In this seminar Henri Waisman, Coordinator of the DDPP, will present the key findings from this ground breaking initiative. He will focus on what the analysis tells us about what can be achieved, and how, and what this means for the COP21 process. He will also reflect on the benefits and challenges of this country-led initiative, and the need for expanding DDP analysis internationally.

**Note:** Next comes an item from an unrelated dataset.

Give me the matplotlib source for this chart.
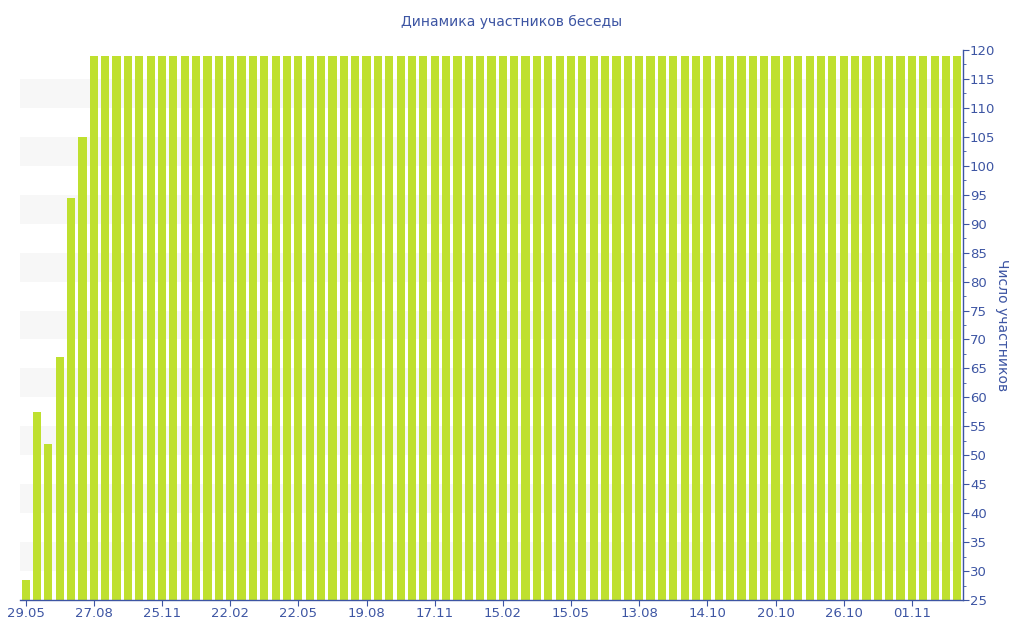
import numpy as np
import matplotlib.pyplot as plt

# chat members per period, 83 bars
values = [28.5, 57.5, 52, 67, 94.5, 105] + [119] * 77
tick_labels = ["29.05", "27.08", "25.11", "22.02", "22.05", "19.08", "17.11",
               "15.02", "15.05", "13.08", "14.10", "20.10", "26.10", "01.11"]
tick_step = 6

blue = "#3d55a3"
green = "#bfe02f"

fig = plt.figure(figsize=(10.24, 6.4), dpi=100)
ax = fig.add_axes([20/1024, 1 - 600/640, 943/1024, 550/640])

x = np.arange(len(values))
# striped background bands
for lo in range(30, 115, 10):
    ax.axhspan(lo, lo + 5, color="#f7f7f7", zorder=0, lw=0)
ax.bar(x, values, width=0.72, color=green, zorder=2)

ax.set_xlim(-0.5, len(values) - 0.5)
ax.set_ylim(25, 120)
ax.yaxis.tick_right()
ax.yaxis.set_label_position("right")
ax.set_yticks(np.arange(25, 121, 5))
ax.set_yticks(np.arange(25, 121, 2.5), minor=True)
ax.set_xticks(x[::tick_step])
ax.set_xticklabels(tick_labels)

for s in ["top", "left"]:
    ax.spines[s].set_visible(False)
for s in ["right", "bottom"]:
    ax.spines[s].set_color(blue)
    ax.spines[s].set_linewidth(1)
ax.tick_params(axis="both", colors=blue, labelsize=9.5, length=4, pad=1)
ax.tick_params(axis="y", which="minor", colors=blue, length=2.5)
ax.tick_params(axis="x", which="minor", length=0)

ax.set_ylabel("Число участников", color=blue, fontsize=10, rotation=-90, labelpad=10)
fig.text(512/1024, 1 - 22/640, "Динамика участников беседы", color=blue,
         fontsize=10, ha="center", va="center")

fig.savefig("out.png", dpi=100)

Led by the UN Sustainable Development Solutions Network (UNSDSN) and the Institute for Sustainable Development and International Relations (IDDRI), the DDPP involves Australia, Brazil, Canada, China, France, Germany, India, Indonesia, Italy, Japan, Mexico, Russia, South Africa, South Korea, the United Kingdom and the United States, represented by over 30 research institutes. Further information on the initiative, including the UK and other country reports, can be found at www.deepdecarbonization.org.
About the speaker
After graduating from the Ecole Normale Supérieure of Lyon in physical sciences, Henri Waisman joined the Centre International de Recherche sur l’Environnement et le Développement (CIRED) in 2005 where he conducted modelling work for the analysis of socio-economic impacts of energy and climate issues. He obtained a PhD in economics of the environment from EHESS in April 2012 for his study of the relationship between carbon pricing, constraints on oil markets and spatial organization of urban systems in the context of ambitious climate policies. In December 2013, he joined the Climate Program at IDDRI, a Paris-based think-tank, as project manager of the Deep Decarbonization Pathways Project (DDPP).